Une équipe internationale dirigée par Pascal Oesch, professeur associé au Département d’astronomie (Faculté des sciences), a identifié trois galaxies ultra-massives à très grande distance, et donc dans un passé très lointain, correspondant à une époque où l’Univers n’était encore que dans son premier milliard d’années après le Big Bang (il en a 13,8 aujourd’hui, à quelques dizaines de millions d’années près). Accrochés par les instruments du télescope spatial James Webb (JWST) dans le cadre du programme Fresco, ces trois «monstres rouges», comme les ont baptisés les astronomes, sont presque aussi massifs que la Voie lactée actuelle, qui héberge le Système solaire. Ces résultats, publiés le 13 novembre dans la revue Nature, indiquent que la formation des étoiles dans l’Univers primitif était beaucoup plus efficace qu’on ne le pensait et remettent en question les modèles de formation des galaxies.

Selon le modèle théorique actuellement privilégié par les scientifiques, les galaxies se forment en effet progressivement au sein de vastes halos de matière noire (dont la nature est totalement inconnue) qui capturent les gaz (composés, eux, d’atomes et de molécules) pour en faire de gigantesques structures liées par la gravitation.
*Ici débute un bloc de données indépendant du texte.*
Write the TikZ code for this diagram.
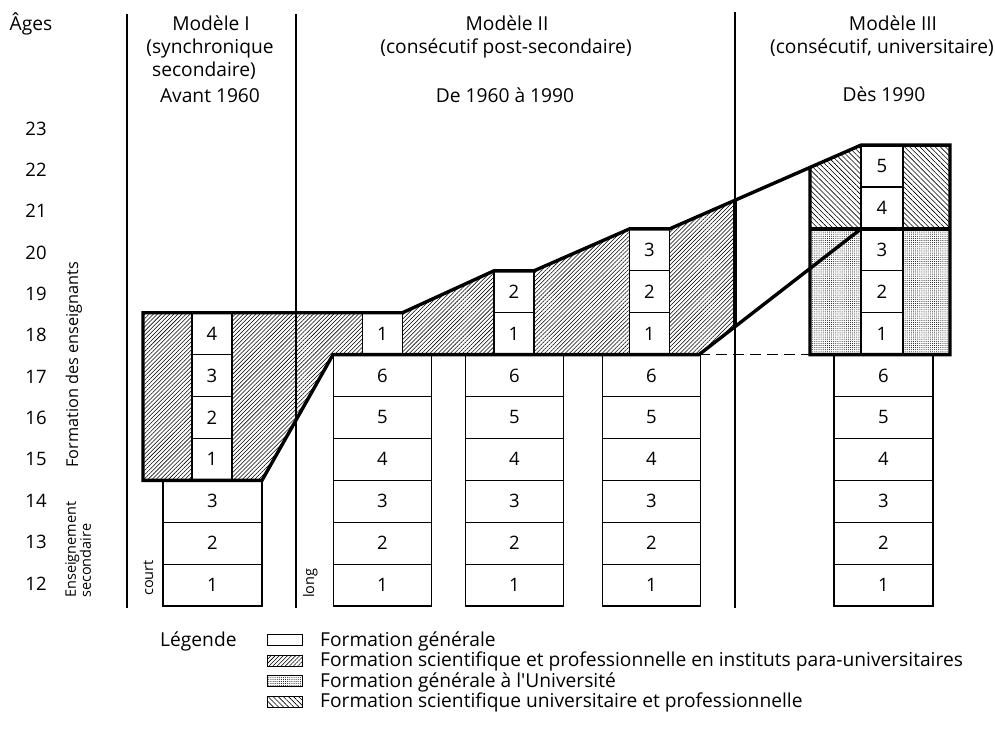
\documentclass[tikz,border=0pt]{standalone}
\usepackage{fontspec}
\setmainfont{Open Sans}
\newfontfamily\plainfont{Open Sans}
\usetikzlibrary{patterns,patterns.meta}
\newcommand\mainfs{\fontsize{19.2}{22}\selectfont}
\newcommand\numfs{\fontsize{18.5}{22}\selectfont}
\newcommand\smallfs{\fontsize{14.5}{15}\selectfont}
\newcommand\midfs{\fontsize{16.3}{17}\selectfont}
\begin{document}
\begin{tikzpicture}[x=1pt,y=-1pt,
  gbox/.style={draw, line width=1.2pt, fill=white, inner sep=0pt, minimum height=41.9pt, font=\numfs},
  hatchpu/.style={pattern={Lines[angle=45,distance=2.9pt,line width=0.55pt]}},
  hatchun/.style={pattern={Lines[angle=-45,distance=3.6pt,line width=0.6pt]}},
  dotsun/.style={pattern={Dots[radius=0.5pt,distance=2.1pt]}},
  thickline/.style={line width=3.4pt, line join=miter},
  divider/.style={line width=1.2pt},
  lbl/.style={font=\mainfs, inner sep=0pt},
  nlbl/.style={font=\numfs, inner sep=0pt},
  slbl/.style={font=\smallfs, inner sep=0pt},
  swatch/.style={draw, line width=0.9pt, minimum width=35pt, minimum height=11pt, inner sep=0pt}
]
\useasboundingbox (0,0) rectangle (995,734);

% ---------- dividers ----------
\coordinate (d1t) at (127,14);  \coordinate (d1b) at (127,608);
\coordinate (d2t) at (296,14);  \coordinate (d2b) at (296,608);
\coordinate (d3t) at (735,12);  \coordinate (d3b) at (735,608);
\draw[divider] (d1t) -- (d1b);
\draw[divider] (d2t) -- (d2b);
\draw[divider] (d3t) -- (d3b);

% ---------- hatched / dotted regions ----------
\fill[hatchpu] (143,312.7) rectangle (192,480.3);
\fill[hatchpu] (232,312.7) -- (362.5,312.7) -- (362.5,354.6) -- (333,354.6) -- (262,480.3) -- (232,480.3) -- cycle;
\fill[hatchpu] (402.5,312.7) -- (494,270.8) -- (494,354.6) -- (402.5,354.6) -- cycle;
\fill[hatchpu] (534,270.8) -- (629.5,228.9) -- (629.5,354.6) -- (534,354.6) -- cycle;
\fill[hatchpu] (669.5,228.9) -- (735,200.2) -- (735,326.7) -- (699,354.6) -- (669.5,354.6) -- cycle;
\fill[hatchun] (810,167.4) -- (861,145.1) -- (861,228.9) -- (810,228.9) -- cycle;
\fill[hatchun] (903,145.1) rectangle (950,228.9);
\fill[dotsun] (810,228.9) rectangle (861,354.6);
\fill[dotsun] (903,228.9) rectangle (950,354.6);

% ---------- Model I boxes ----------
\foreach \k in {0,1,2}{
  \pgfmathtruncatemacro\n{\k+1}
  \node[gbox, minimum width=99pt] (sA-\n) at (212.5,{606-41.9*(\k+0.5)}) {\n};
}
\foreach \k in {3,...,6}{
  \pgfmathtruncatemacro\n{\k-2}
  \node[gbox, minimum width=40pt] (tA-\n) at (212,{606-41.9*(\k+0.5)}) {\n};
}

% ---------- Model II boxes ----------
\foreach \c/\xc in {b/382.5, c/514.5, d/651.5}{
  \foreach \k in {0,...,5}{
    \pgfmathtruncatemacro\n{\k+1}
    \node[gbox, minimum width=98pt] (s\c-\n) at (\xc,{606-41.9*(\k+0.5)}) {\n};
  }
}
\node[gbox, minimum width=40pt] (tb-1) at (382.5,{606-41.9*6.5}) {1};
\foreach \k in {6,7}{
  \pgfmathtruncatemacro\n{\k-5}
  \node[gbox, minimum width=40pt] (tc-\n) at (514,{606-41.9*(\k+0.5)}) {\n};
}
\foreach \k in {6,7,8}{
  \pgfmathtruncatemacro\n{\k-5}
  \node[gbox, minimum width=40pt] (td-\n) at (649.5,{606-41.9*(\k+0.5)}) {\n};
}

% ---------- Model III boxes ----------
\foreach \k in {0,...,5}{
  \pgfmathtruncatemacro\n{\k+1}
  \node[gbox, minimum width=99pt] (se-\n) at (883.5,{606-41.9*(\k+0.5)}) {\n};
}
\foreach \k in {6,...,10}{
  \pgfmathtruncatemacro\n{\k-5}
  \node[gbox, minimum width=42pt] (te-\n) at (882,{606-41.9*(\k+0.5)}) {\n};
}

% ---------- thick outlines ----------
\draw[thickline] (143,312.7) -- (402.5,312.7) -- (494,270.8) -- (534,270.8) -- (629.5,228.9) -- (669.5,228.9) -- (861,145.1) -- (950,145.1) -- (950,354.6) -- (810,354.6) -- (810,167.4);
\draw[thickline] (143,311) -- (143,480.3) -- (262,480.3) -- (333,354.6) -- (699,354.6) -- (861,228.9);
\draw[thickline] (735,200.2) -- (735,326.7);
\draw[thickline] (810,228.9) -- (950,228.9);
\draw[line width=1.5pt, dash pattern=on 11pt off 6pt] (699,354.6) -- (810,354.6);

% ---------- ages ----------
\node[lbl, anchor=base] (ages) at (31,30) {Âges};
\foreach \a in {12,...,23}{
  \node[nlbl] (age\a) at (36,{583.5-41.36*(\a-12)}) {\a};
}

% ---------- rotated side labels ----------
\node[font=\midfs, inner sep=0pt, rotate=90, anchor=base west] (lfe) at (78,468) {Formation des enseignants};
\node[slbl, rotate=90, anchor=north west, align=left] (les) at (65,598) {Enseignement\\secondaire};
\node[slbl, rotate=90, anchor=base west] (lcourt) at (153,596) {court};
\node[slbl, rotate=90, anchor=base west] (llong) at (314,598) {long};

% ---------- headers ----------
\node[lbl, anchor=base] (h1a) at (211,30) {Modèle I};
\node[lbl, anchor=base] (h1b) at (210,53) {(synchronique};
\node[lbl, anchor=base] (h1c) at (204,76) {secondaire)};
\node[lbl, anchor=base] (h1d) at (210,102) {Avant 1960};
\node[lbl, anchor=base] (h2a) at (507,30) {Modèle II};
\node[lbl, anchor=base] (h2b) at (506,53) {(consécutif post-secondaire)};
\node[lbl, anchor=base] (h2d) at (505,102) {De 1960 à 1990};
\node[lbl, anchor=base] (h3a) at (893,30) {Modèle III};
\node[lbl, anchor=base] (h3b) at (882,53) {(consécutif, universitaire)};
\node[lbl, anchor=base] (h3d) at (884,101) {Dès 1990};

% ---------- legend ----------
\node[lbl, anchor=base west] (leg) at (160,646) {Légende};
\node[swatch] (sw1) at (284.5,640) {};
\node[swatch, hatchpu] (sw2) at (284.5,660.5) {};
\node[swatch, dotsun] (sw3) at (284.5,681) {};
\node[swatch, hatchun] (sw4) at (284.5,701.5) {};
\node[lbl, anchor=base west] (lt1) at (320,646) {Formation générale};
\node[lbl, anchor=base west] (lt2) at (320,666.5) {Formation scientifique et professionnelle en instituts para-universitaires};
\node[lbl, anchor=base west] (lt3) at (320,687) {\plainfont Formation générale à l'Université};
\node[lbl, anchor=base west] (lt4) at (320,707.5) {Formation scientifique universitaire et professionnelle};
\end{tikzpicture}
\end{document}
Au sein de ces galaxies, on estime qu’environ 20% du gaz est converti en étoiles. Le hic, c’est que la masse des «trois monstres» requiert, selon les auteur-es, que «50% des baryons [des particules lourdes comme le neutron et le proton, ndlr] soient convertis en étoiles».
Le programme Fresco a passé en revue 36 galaxies très lointaines (se trouvant toutes dans le premier milliard d’années de vie après le Big Bang), tirant parti des spectrographes du JWST qui sont sensibles à l’infrarouge et sont capables de voir à travers les nuages de poussière dont ces galaxies lointaines sont particulièrement riches. La plupart de ces sources se sont avérées compatibles avec les modèles théoriques existants. Sauf les trois galaxies étonnamment massives qui semblent donner naissance à des étoiles presque 2 fois plus efficacement que leurs homologues de masse plus faible et que les galaxies plus anciennes.
Bien que ces résultats ne soient pas en contradiction avec le modèle cosmologique standard, ils soulèvent de nouvelles questions relatives aux théories sur la formation des galaxies et s’ajoutent au problème récemment identifié (déjà par le JWST) des galaxies «trop nombreuses et trop massives» au début de l’Univers. Les modèles actuels pourraient devoir prendre en compte les processus uniques qui ont permis à certaines galaxies massives précoces de parvenir à une formation d’étoiles aussi efficace et donc de se former très rapidement, très tôt dans l’Univers. De futures observations du JWST et de l’Atacama Large Millimeter Array (un radiotélescope géant installé dans le nord du Chili et composé de 66 antennes) permettront d’en savoir plus sur ces «monstres rouges» ultra-massifs et, éventuellement, d’en découvrir d’autres.